>>>
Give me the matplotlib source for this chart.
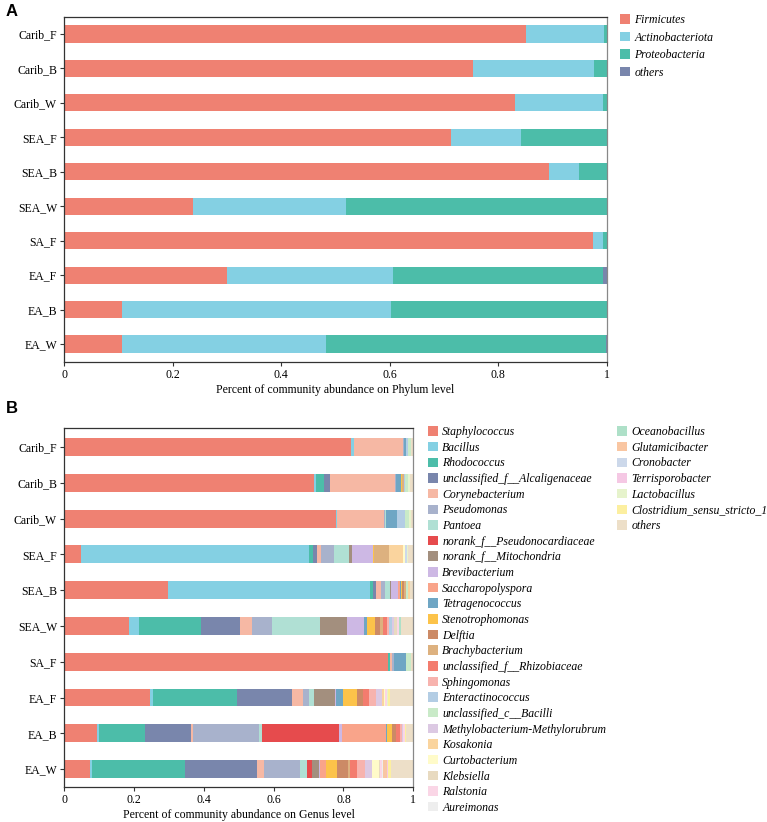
import matplotlib
matplotlib.use("Agg")
import matplotlib.pyplot as plt
from matplotlib.patches import Patch
import numpy as np

plt.rcParams['font.family'] = ['Liberation Serif', 'DejaVu Serif']

# ---------------- data ----------------
samples = ["Carib_F", "Carib_B", "Carib_W", "SEA_F", "SEA_B", "SEA_W",
           "SA_F", "EA_F", "EA_B", "EA_W"]

phyla = ["Firmicutes", "Actinobacteriota", "Proteobacteria", "others"]
phylum_colors = ["#EF8172", "#84D0E3", "#4CBDA9", "#7986AC"]
firmicutes = [0.850, 0.754, 0.830, 0.712, 0.894, 0.238, 0.975, 0.301, 0.107, 0.107]
actinobacteriota = [0.145, 0.222, 0.163, 0.129, 0.054, 0.282, 0.017, 0.304, 0.496, 0.376]
proteobacteria = [0.005, 0.024, 0.007, 0.159, 0.052, 0.480, 0.008, 0.387, 0.397, 0.515]
phylum_others = [0.000, 0.000, 0.000, 0.000, 0.000, 0.000, 0.000, 0.008, 0.000, 0.002]

genera = ["Staphylococcus", "Bacillus", "Rhodococcus", "unclassified_f__Alcaligenaceae",
          "Corynebacterium", "Pseudomonas", "Pantoea", "norank_f__Pseudonocardiaceae",
          "norank_f__Mitochondria", "Brevibacterium", "Saccharopolyspora", "Tetragenococcus",
          "Stenotrophomonas", "Delftia", "Brachybacterium", "unclassified_f__Rhizobiaceae",
          "Sphingomonas", "Enteractinococcus", "unclassified_c__Bacilli",
          "Methylobacterium-Methylorubrum", "Kosakonia", "Curtobacterium", "Klebsiella",
          "Ralstonia", "Aureimonas", "Oceanobacillus", "Glutamicibacter", "Cronobacter",
          "Terrisporobacter", "Lactobacillus", "Clostridium_sensu_stricto_1", "others"]
genus_colors = ["#EF8172", "#84D0E3", "#4CBDA9", "#7986AC", "#F6B8A4", "#A8B2CC",
                "#B0E0D4", "#E64B4D", "#A38F7E", "#CDB8E4", "#F9A48A", "#6FA6C4",
                "#FCC34A", "#CC8A66", "#DDB17F", "#F37C6E", "#F7B3AE", "#B3CDE4",
                "#C9EAC8", "#DCC9E3", "#FAD49E", "#FFFBC9", "#E8DAC0", "#FAD6E6",
                "#EEEEEE", "#AEE0C8", "#F9C6A2", "#CCD8EA", "#F5C8E4", "#E6F3CC",
                "#FCEFA0", "#EDDFC8"]

# genus values per sample, in genus order above
carib_f = [0.822, 0.007, 0.001, 0, 0.140, 0.004, 0, 0, 0, 0, 0, 0.006, 0, 0, 0, 0,
           0, 0.004, 0.010, 0, 0, 0, 0, 0, 0, 0, 0, 0, 0, 0, 0, 0.006]
carib_b = [0.717, 0.004, 0.024, 0.017, 0.187, 0.002, 0, 0, 0, 0, 0, 0.014, 0.004, 0, 0.003, 0,
           0, 0.005, 0.008, 0, 0, 0, 0, 0, 0, 0, 0, 0, 0, 0.005, 0, 0.010]
carib_w = [0.779, 0.002, 0, 0, 0.135, 0.004, 0.003, 0, 0, 0, 0, 0.031, 0, 0, 0, 0,
           0, 0.021, 0.012, 0, 0, 0, 0, 0, 0, 0, 0, 0, 0, 0.005, 0, 0.008]
sea_f = [0.050, 0.651, 0.013, 0.011, 0.010, 0.038, 0.042, 0, 0.009, 0.061, 0, 0, 0.003, 0, 0.043, 0,
         0, 0, 0, 0, 0.040, 0.004, 0, 0, 0, 0, 0, 0.006, 0, 0.005, 0, 0.014]
sea_b = [0.297, 0.579, 0.009, 0.009, 0.013, 0.012, 0.014, 0, 0.004, 0.020, 0.004, 0.005, 0.003, 0.004, 0.005, 0,
         0, 0, 0.008, 0, 0.004, 0, 0, 0, 0, 0, 0, 0, 0, 0, 0, 0.010]
sea_w = [0.186, 0.030, 0.177, 0.112, 0.032, 0.058, 0.137, 0, 0.078, 0.050, 0, 0.007, 0.024, 0.014, 0.008, 0.013,
         0.004, 0.008, 0, 0.006, 0, 0, 0.010, 0.005, 0, 0.005, 0, 0, 0, 0, 0, 0.036]
sa_f = [0.929, 0, 0.005, 0, 0.004, 0.006, 0, 0, 0, 0, 0, 0.036, 0, 0, 0, 0,
        0, 0, 0.012, 0, 0, 0, 0, 0, 0, 0, 0, 0, 0, 0, 0, 0.008]
ea_f = [0.246, 0.010, 0.238, 0.160, 0.030, 0.016, 0.015, 0, 0.061, 0.003, 0, 0.021, 0.038, 0.019, 0, 0.016,
        0.019, 0, 0, 0.017, 0.006, 0.005, 0, 0.004, 0, 0, 0, 0, 0, 0.005, 0.004, 0.067]
ea_b = [0.094, 0.006, 0.132, 0.133, 0.003, 0.190, 0.008, 0.221, 0, 0.008, 0.127, 0.003, 0.015, 0.011, 0, 0.010,
        0.006, 0, 0, 0.004, 0, 0, 0, 0.005, 0, 0, 0, 0, 0, 0, 0.004, 0.020]
ea_w = [0.074, 0.006, 0.266, 0.207, 0.019, 0.103, 0.022, 0.013, 0.019, 0.005, 0.015, 0, 0.032, 0.033, 0.005, 0.019,
        0.024, 0, 0, 0.019, 0, 0.020, 0.003, 0.005, 0.003, 0, 0.012, 0, 0.005, 0, 0.006, 0.065]

genus_table = [carib_f, carib_b, carib_w, sea_f, sea_b, sea_w, sa_f, ea_f, ea_b, ea_w]
phylum_table = [firmicutes, actinobacteriota, proteobacteria, phylum_others]

xticks = [0, 0.2, 0.4, 0.6, 0.8, 1]
xtick_labels = ["0", "0.2", "0.4", "0.6", "0.8", "1"]

# ---------------- figure ----------------
W, H = 767, 822
fig = plt.figure(figsize=(W / 100, H / 100), dpi=100)

FS = 8.5


def fx(px):
    return px / W


def fy(py):
    return 1 - py / H


def style_axes(ax, xlabel):
    n = len(samples)
    ax.set_xlim(0, 1)
    ax.set_yticks(np.arange(n))
    ax.set_yticklabels(samples[::-1], fontsize=FS)
    ax.set_xticks(xticks)
    ax.set_xticklabels(xtick_labels, fontsize=FS)
    ax.set_xlabel(xlabel, fontsize=FS, labelpad=2)
    ax.tick_params(axis='both', length=3, width=0.8, color='#333333', pad=2)
    for s in ['left', 'bottom', 'top']:
        ax.spines[s].set_color('#333333')
        ax.spines[s].set_linewidth(0.9)
    ax.spines['right'].set_color('#888888')
    ax.spines['right'].set_linewidth(0.9)


# Panel A
axA = fig.add_axes([fx(64), fy(362), fx(607 - 64), (362 - 17) / H])
ypos = np.arange(len(samples))[::-1]
left = np.zeros(len(samples))
for name, vals, col in zip(phyla, phylum_table, phylum_colors):
    v = np.array(vals)
    axA.barh(ypos, v, left=left, height=0.5, color=col, linewidth=0, label=name)
    left += v
axA.set_ylim(-0.52, 9.49)
style_axes(axA, "Percent of community abundance on Phylum level")

handlesA = [Patch(facecolor=c, edgecolor='none') for c in phylum_colors]
fig.legend(handlesA, phyla, loc='upper left', bbox_to_anchor=(fx(620), fy(14)),
           frameon=False, prop={'style': 'italic', 'size': FS}, handlelength=0.85,
           handleheight=0.85, handletextpad=0.35, labelspacing=0.47, borderpad=0,
           borderaxespad=0)

# Panel B
axB = fig.add_axes([fx(64), fy(787), fx(413.3 - 64), (787 - 428) / H])
left = np.zeros(len(samples))
for gi, (name, col) in enumerate(zip(genera, genus_colors)):
    v = np.array([row[gi] for row in genus_table])
    axB.barh(ypos, v, left=left, height=0.5, color=col, linewidth=0, label=name)
    left += v
axB.set_ylim(-0.5, 9.53)
style_axes(axB, "Percent of community abundance on Genus level")

handlesB = [Patch(facecolor=c, edgecolor='none') for c in genus_colors]
fig.legend(handlesB[:25], genera[:25], loc='upper left', bbox_to_anchor=(fx(428), fy(426)),
           frameon=False, prop={'style': 'italic', 'size': FS}, handlelength=0.85,
           handleheight=0.85, handletextpad=0.35, labelspacing=0.31, borderpad=0,
           borderaxespad=0)
fig.legend(handlesB[25:], genera[25:], loc='upper left', bbox_to_anchor=(fx(617), fy(426)),
           frameon=False, prop={'style': 'italic', 'size': FS}, handlelength=0.85,
           handleheight=0.85, handletextpad=0.35, labelspacing=0.31, borderpad=0,
           borderaxespad=0)

# Panel labels
fig.text(fx(6), fy(12), "A", fontsize=12, fontweight='bold', family='Liberation Sans',
         va='center', ha='left')
fig.text(fx(6), fy(408), "B", fontsize=12, fontweight='bold', family='Liberation Sans',
         va='center', ha='left')

fig.savefig("out.png", dpi=100)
<<<
WHAT YOU WILL DO: Starting with the first line of the data above and ending with the line containing "0.008, 0.000, 0.002]", please restate every line exactly, leaving images out.

SOLVED PROBLEM:
Give me the matplotlib source for this chart.
import matplotlib
matplotlib.use("Agg")
import matplotlib.pyplot as plt
from matplotlib.patches import Patch
import numpy as np

plt.rcParams['font.family'] = ['Liberation Serif', 'DejaVu Serif']

# ---------------- data ----------------
samples = ["Carib_F", "Carib_B", "Carib_W", "SEA_F", "SEA_B", "SEA_W",
           "SA_F", "EA_F", "EA_B", "EA_W"]

phyla = ["Firmicutes", "Actinobacteriota", "Proteobacteria", "others"]
phylum_colors = ["#EF8172", "#84D0E3", "#4CBDA9", "#7986AC"]
firmicutes = [0.850, 0.754, 0.830, 0.712, 0.894, 0.238, 0.975, 0.301, 0.107, 0.107]
actinobacteriota = [0.145, 0.222, 0.163, 0.129, 0.054, 0.282, 0.017, 0.304, 0.496, 0.376]
proteobacteria = [0.005, 0.024, 0.007, 0.159, 0.052, 0.480, 0.008, 0.387, 0.397, 0.515]
phylum_others = [0.000, 0.000, 0.000, 0.000, 0.000, 0.000, 0.000, 0.008, 0.000, 0.002]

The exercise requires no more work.